WORK REQUIRED:
Each line of the material must be repeated precisely, with the pictures left out.

RAW DATA:
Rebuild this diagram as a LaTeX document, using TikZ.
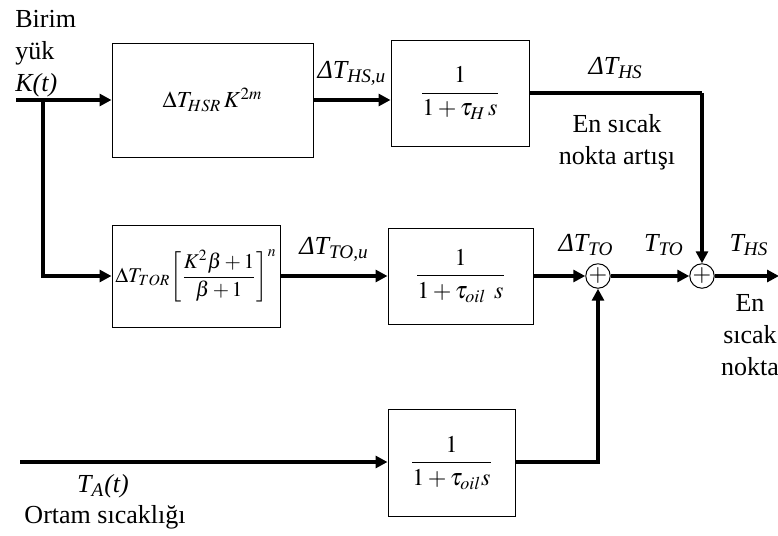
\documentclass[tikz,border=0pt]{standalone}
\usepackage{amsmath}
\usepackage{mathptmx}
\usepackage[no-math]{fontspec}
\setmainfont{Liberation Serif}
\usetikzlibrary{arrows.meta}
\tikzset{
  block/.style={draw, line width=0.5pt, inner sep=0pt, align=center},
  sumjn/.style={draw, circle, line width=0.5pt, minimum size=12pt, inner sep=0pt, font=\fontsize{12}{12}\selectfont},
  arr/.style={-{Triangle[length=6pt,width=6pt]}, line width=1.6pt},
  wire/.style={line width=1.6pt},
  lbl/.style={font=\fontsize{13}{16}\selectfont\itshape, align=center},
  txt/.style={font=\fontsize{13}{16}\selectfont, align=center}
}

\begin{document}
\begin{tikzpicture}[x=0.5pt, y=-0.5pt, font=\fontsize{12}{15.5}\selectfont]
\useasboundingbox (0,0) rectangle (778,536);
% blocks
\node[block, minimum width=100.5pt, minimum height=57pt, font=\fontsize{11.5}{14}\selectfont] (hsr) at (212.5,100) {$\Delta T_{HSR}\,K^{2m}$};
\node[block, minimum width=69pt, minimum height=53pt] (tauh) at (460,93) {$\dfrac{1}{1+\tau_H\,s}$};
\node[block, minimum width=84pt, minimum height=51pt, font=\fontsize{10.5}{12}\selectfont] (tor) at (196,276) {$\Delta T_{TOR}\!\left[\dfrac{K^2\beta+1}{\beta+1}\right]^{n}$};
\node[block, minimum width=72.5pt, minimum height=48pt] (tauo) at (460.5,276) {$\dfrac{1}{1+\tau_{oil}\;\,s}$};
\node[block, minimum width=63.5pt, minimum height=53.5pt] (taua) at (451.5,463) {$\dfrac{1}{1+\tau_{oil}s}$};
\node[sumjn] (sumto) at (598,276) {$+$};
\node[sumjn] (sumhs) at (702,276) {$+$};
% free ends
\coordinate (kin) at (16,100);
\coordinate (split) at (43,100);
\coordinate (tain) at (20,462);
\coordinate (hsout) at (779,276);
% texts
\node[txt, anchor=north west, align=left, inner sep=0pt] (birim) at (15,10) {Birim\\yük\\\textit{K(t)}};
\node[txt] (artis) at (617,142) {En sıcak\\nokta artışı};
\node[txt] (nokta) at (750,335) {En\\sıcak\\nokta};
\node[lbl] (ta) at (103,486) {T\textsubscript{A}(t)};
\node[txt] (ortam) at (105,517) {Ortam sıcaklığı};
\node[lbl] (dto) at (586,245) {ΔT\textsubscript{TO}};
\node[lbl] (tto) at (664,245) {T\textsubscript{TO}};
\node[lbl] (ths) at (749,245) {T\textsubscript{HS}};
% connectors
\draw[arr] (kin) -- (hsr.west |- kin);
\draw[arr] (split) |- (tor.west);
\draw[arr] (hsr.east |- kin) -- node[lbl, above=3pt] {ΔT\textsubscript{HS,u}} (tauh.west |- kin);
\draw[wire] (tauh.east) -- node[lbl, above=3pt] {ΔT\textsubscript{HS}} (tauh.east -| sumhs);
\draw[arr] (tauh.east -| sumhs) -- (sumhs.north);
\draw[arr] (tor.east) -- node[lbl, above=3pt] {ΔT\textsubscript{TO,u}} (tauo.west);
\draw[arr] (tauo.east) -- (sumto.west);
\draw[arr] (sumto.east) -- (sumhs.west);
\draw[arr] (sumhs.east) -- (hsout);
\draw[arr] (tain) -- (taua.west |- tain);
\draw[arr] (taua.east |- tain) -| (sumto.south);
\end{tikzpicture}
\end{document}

TASK SOLUTION:
Rebuild this diagram as a LaTeX document, using TikZ.
\documentclass[tikz,border=0pt]{standalone}
\usepackage{amsmath}
\usepackage{mathptmx}
\usepackage[no-math]{fontspec}
\setmainfont{Liberation Serif}
\usetikzlibrary{arrows.meta}
\tikzset{
  block/.style={draw, line width=0.5pt, inner sep=0pt, align=center},
  sumjn/.style={draw, circle, line width=0.5pt, minimum size=12pt, inner sep=0pt, font=\fontsize{12}{12}\selectfont},
  arr/.style={-{Triangle[length=6pt,width=6pt]}, line width=1.6pt},
  wire/.style={line width=1.6pt},
  lbl/.style={font=\fontsize{13}{16}\selectfont\itshape, align=center},
  txt/.style={font=\fontsize{13}{16}\selectfont, align=center}
}

\begin{document}
\begin{tikzpicture}[x=0.5pt, y=-0.5pt, font=\fontsize{12}{15.5}\selectfont]
\useasboundingbox (0,0) rectangle (778,536);
% blocks
\node[block, minimum width=100.5pt, minimum height=57pt, font=\fontsize{11.5}{14}\selectfont] (hsr) at (212.5,100) {$\Delta T_{HSR}\,K^{2m}$};
\node[block, minimum width=69pt, minimum height=53pt] (tauh) at (460,93) {$\dfrac{1}{1+\tau_H\,s}$};
\node[block, minimum width=84pt, minimum height=51pt, font=\fontsize{10.5}{12}\selectfont] (tor) at (196,276) {$\Delta T_{TOR}\!\left[\dfrac{K^2\beta+1}{\beta+1}\right]^{n}$};
\node[block, minimum width=72.5pt, minimum height=48pt] (tauo) at (460.5,276) {$\dfrac{1}{1+\tau_{oil}\;\,s}$};
\node[block, minimum width=63.5pt, minimum height=53.5pt] (taua) at (451.5,463) {$\dfrac{1}{1+\tau_{oil}s}$};
\node[sumjn] (sumto) at (598,276) {$+$};
\node[sumjn] (sumhs) at (702,276) {$+$};
% free ends
\coordinate (kin) at (16,100);
\coordinate (split) at (43,100);
\coordinate (tain) at (20,462);
\coordinate (hsout) at (779,276);
% texts
\node[txt, anchor=north west, align=left, inner sep=0pt] (birim) at (15,10) {Birim\\yük\\\textit{K(t)}};
\node[txt] (artis) at (617,142) {En sıcak\\nokta artışı};
\node[txt] (nokta) at (750,335) {En\\sıcak\\nokta};
\node[lbl] (ta) at (103,486) {T\textsubscript{A}(t)};
\node[txt] (ortam) at (105,517) {Ortam sıcaklığı};
\node[lbl] (dto) at (586,245) {ΔT\textsubscript{TO}};
\node[lbl] (tto) at (664,245) {T\textsubscript{TO}};
\node[lbl] (ths) at (749,245) {T\textsubscript{HS}};
% connectors
\draw[arr] (kin) -- (hsr.west |- kin);
\draw[arr] (split) |- (tor.west);
\draw[arr] (hsr.east |- kin) -- node[lbl, above=3pt] {ΔT\textsubscript{HS,u}} (tauh.west |- kin);
\draw[wire] (tauh.east) -- node[lbl, above=3pt] {ΔT\textsubscript{HS}} (tauh.east -| sumhs);
\draw[arr] (tauh.east -| sumhs) -- (sumhs.north);
\draw[arr] (tor.east) -- node[lbl, above=3pt] {ΔT\textsubscript{TO,u}} (tauo.west);
\draw[arr] (tauo.east) -- (sumto.west);
\draw[arr] (sumto.east) -- (sumhs.west);
\draw[arr] (sumhs.east) -- (hsout);
\draw[arr] (tain) -- (taua.west |- tain);
\draw[arr] (taua.east |- tain) -| (sumto.south);
\end{tikzpicture}
\end{document}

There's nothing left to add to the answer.